Steven F. Leer, president and chief executive officer of Arch Coal, made the announcement. Gov. Jim Geringer, Superintendent of Public Instruction Judy Catchpole, and Wyoming Education Association Communications Director Ron Sniffin joined Leer at a ceremony in at Jessup Elementary School in Cheyenne, which honored award recipients.

“Arch Coal is pleased to honor 10 excellent Wyoming teachers, who every day bring the magic of learning to their students,” Leer says. “We believe that great classroom teachers are primary, positive influences in American education. I know these teachers dare their students to succeed — and then teach them how!”
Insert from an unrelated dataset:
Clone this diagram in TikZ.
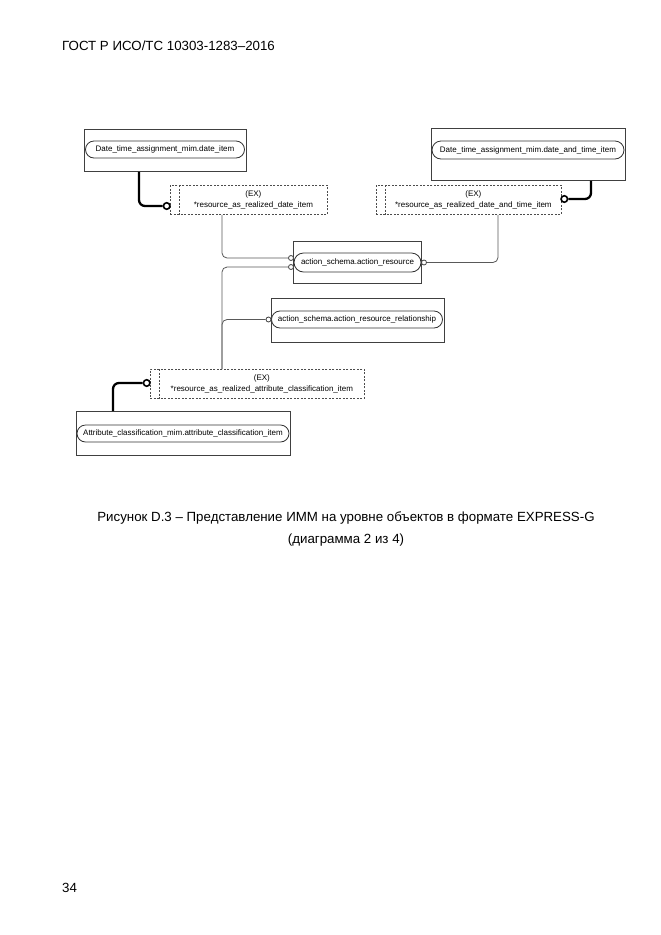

“As last year’s fifth-graders enter my sixth-grade room each fall, they come with a deep respect and love for Mr. Moore,” notes colleague Lila Rigby. “Many students say he makes learning fun. He has car races to motivate students to learn their state capitals. He has a Romeo and Juliet activity to teach fractions. … He is always trying to get the students to think on their own.”

“I have heard him tell students that to succeed, you have to have faith in your own ability — and that all of them have that ability,” adds Cokeville secretary Christine Cook. “He encourages self-esteem in all students and finds ways to build them up, so they feel good about themselves.”

Moore, who earned his bachelor’s degree at Eastern Montana College, strives to provide a controlled, enjoyable, safe and productive learning environment. “I feel that I develop a classroom atmosphere that encourages a positive self-concept in all my students,” says Moore.

His creative activities and teaching methods are known locally as “Dog and Pony Shows,” according to Moore. “These programs are designed to teach a concept so that they give each student a chance to respond correctly,” he explains. “These ‘shows’ begin the year with no incorrect answers, which allows students to gain in confidence and feel success,” he notes. “As these ‘shows’ change, the students gain in confidence and are willing to take a chance.

“My students learn early that we work as a team,” Moore adds. “Working together, the students and I feel safe to respond and contribute to the total education of the class.”

Each recipient receives a $2,500 unrestricted cash award and a distinctive glass trophy, in addition to other recognition. The Arch Coal teacher recognition program is unique, because it features public nomination and peer selection. This is the second year for the Arch Coal Teacher Achievement Awards in Wyoming.

The Department of Education, the Wyoming Education Association, Taco John’s and MiniMart support Arch Coal in the program.

Arch Coal is the nation’s second largest coal producer and employs more than 500 people in Wyoming. The company annually produces more than 65 million tons of clean-burning, low-sulfur coal at its Wyoming operations. Arch’s Black Thunder operation, in Campbell County, is one of the nation’s largest and most efficient coal mines. Arch Coal is traded on the New York Stock Exchange (NYSE: ACI) and maintains its corporate headquarters in St. Louis.